Source excerpt
┌──

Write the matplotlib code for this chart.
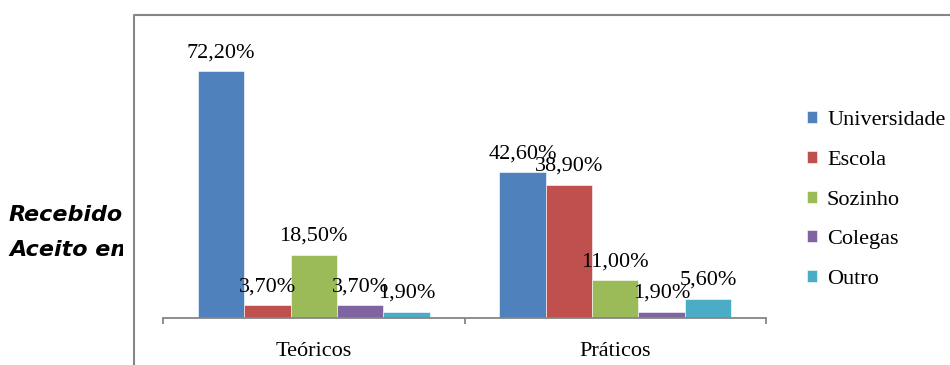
import matplotlib
matplotlib.use("Agg")
import matplotlib.pyplot as plt
from matplotlib.lines import Line2D
from matplotlib.patches import Rectangle
import numpy as np

categories = ["Teóricos", "Práticos"]
series_names = ["Universidade", "Escola", "Sozinho", "Colegas", "Outro"]
universidade = [72.2, 42.6]
escola = [3.7, 38.9]
sozinho = [18.5, 11.0]
colegas = [3.7, 1.9]
outro = [1.9, 5.6]
series_values = [universidade, escola, sozinho, colegas, outro]
colors = ["#4F81BD", "#C0504D", "#9BBB59", "#8064A2", "#4BACC6"]

W, H = 950, 365
fig = plt.figure(figsize=(W / 100, H / 100), dpi=100)
fig.patch.set_facecolor("white")

serif = ["Liberation Serif", "DejaVu Serif"]
fs = 16

# axes placement (pixels)
ax_left, ax_right, ax_base = 163, 766, 318
px_per_unit = 247 / 72.2
ymax = 80
ax_h = ymax * px_per_unit
ax = fig.add_axes([ax_left / W, (H - ax_base) / H, (ax_right - ax_left) / W, ax_h / H])

x = np.arange(len(categories))
bw = 46.4 / 302
for i, (name, vals, c) in enumerate(zip(series_names, series_values, colors)):
    pos = x + (i - 2) * bw
    bars = ax.bar(pos, vals, width=bw, color=c, label=name,
                  edgecolor="#ffffff", linewidth=0.4, zorder=2)
    for b, v in zip(bars, vals):
        ax.annotate(f"{v:.2f}%".replace(".", ","),
                    (b.get_x() + b.get_width() / 2, b.get_height()),
                    xytext=(0, 10), textcoords="offset points",
                    ha="center", va="baseline", fontsize=fs, family=serif,
                    color="#000000", zorder=3)

ax.set_xlim(-0.5, 1.5)
ax.set_ylim(0, ymax)
for s in ["top", "left", "right"]:
    ax.spines[s].set_visible(False)
ax.spines["bottom"].set_color("#868686")
ax.spines["bottom"].set_linewidth(1.3)
ax.set_yticks([])
ax.set_xticks([-0.5, 0.5, 1.5])
ax.set_xticklabels(["", "", ""])
ax.set_xticks(x, minor=True)
ax.set_xticklabels(categories, minor=True, fontsize=fs, family=serif)
ax.tick_params(axis="x", which="major", direction="out", length=4.3,
               color="#868686", width=1.3)
ax.tick_params(axis="x", which="minor", length=0, pad=17)
ax.patch.set_alpha(0)

leg = ax.legend(loc="upper left", bbox_to_anchor=(807 / W, (H - 111) / H),
                bbox_transform=fig.transFigure, frameon=False,
                prop={"family": serif, "size": fs},
                handlelength=0.45, handleheight=0.45, handletextpad=0.45,
                labelspacing=0.935, borderaxespad=0, borderpad=0)

# left text, partially hidden
sans = ["DejaVu Sans"]
fig.text(9 / W, (H - 221) / H, "Recebido", fontsize=16, fontweight="bold",
         fontstyle="oblique", family=sans, va="baseline", ha="left", zorder=1)
fig.text(9 / W, (H - 256) / H, "Aceito em", fontsize=16, fontweight="bold",
         fontstyle="oblique", family=sans, va="baseline", ha="left", zorder=1)
fig.patches.append(Rectangle((123 / W, 0), (160 - 123) / W, 1,
                             transform=fig.transFigure, facecolor="white",
                             edgecolor="none", zorder=4))

# chart frame (left and top edges)
fx, fy = 134, 15
fig.lines.append(Line2D([fx / W, fx / W, 1.0], [0, (H - fy) / H, (H - fy) / H],
                        transform=fig.transFigure, color="#868686",
                        linewidth=1.5, zorder=5))

fig.savefig("out.png", dpi=100)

└──

Written instruction
From the first line above through the line containing "ax.patch.set_alpha(0)", copy everything exactly, without the pictures.

Reply
Write the matplotlib code for this chart.
import matplotlib
matplotlib.use("Agg")
import matplotlib.pyplot as plt
from matplotlib.lines import Line2D
from matplotlib.patches import Rectangle
import numpy as np

categories = ["Teóricos", "Práticos"]
series_names = ["Universidade", "Escola", "Sozinho", "Colegas", "Outro"]
universidade = [72.2, 42.6]
escola = [3.7, 38.9]
sozinho = [18.5, 11.0]
colegas = [3.7, 1.9]
outro = [1.9, 5.6]
series_values = [universidade, escola, sozinho, colegas, outro]
colors = ["#4F81BD", "#C0504D", "#9BBB59", "#8064A2", "#4BACC6"]

W, H = 950, 365
fig = plt.figure(figsize=(W / 100, H / 100), dpi=100)
fig.patch.set_facecolor("white")

serif = ["Liberation Serif", "DejaVu Serif"]
fs = 16

# axes placement (pixels)
ax_left, ax_right, ax_base = 163, 766, 318
px_per_unit = 247 / 72.2
ymax = 80
ax_h = ymax * px_per_unit
ax = fig.add_axes([ax_left / W, (H - ax_base) / H, (ax_right - ax_left) / W, ax_h / H])

x = np.arange(len(categories))
bw = 46.4 / 302
for i, (name, vals, c) in enumerate(zip(series_names, series_values, colors)):
    pos = x + (i - 2) * bw
    bars = ax.bar(pos, vals, width=bw, color=c, label=name,
                  edgecolor="#ffffff", linewidth=0.4, zorder=2)
    for b, v in zip(bars, vals):
        ax.annotate(f"{v:.2f}%".replace(".", ","),
                    (b.get_x() + b.get_width() / 2, b.get_height()),
                    xytext=(0, 10), textcoords="offset points",
                    ha="center", va="baseline", fontsize=fs, family=serif,
                    color="#000000", zorder=3)

ax.set_xlim(-0.5, 1.5)
ax.set_ylim(0, ymax)
for s in ["top", "left", "right"]:
    ax.spines[s].set_visible(False)
ax.spines["bottom"].set_color("#868686")
ax.spines["bottom"].set_linewidth(1.3)
ax.set_yticks([])
ax.set_xticks([-0.5, 0.5, 1.5])
ax.set_xticklabels(["", "", ""])
ax.set_xticks(x, minor=True)
ax.set_xticklabels(categories, minor=True, fontsize=fs, family=serif)
ax.tick_params(axis="x", which="major", direction="out", length=4.3,
               color="#868686", width=1.3)
ax.tick_params(axis="x", which="minor", length=0, pad=17)
ax.patch.set_alpha(0)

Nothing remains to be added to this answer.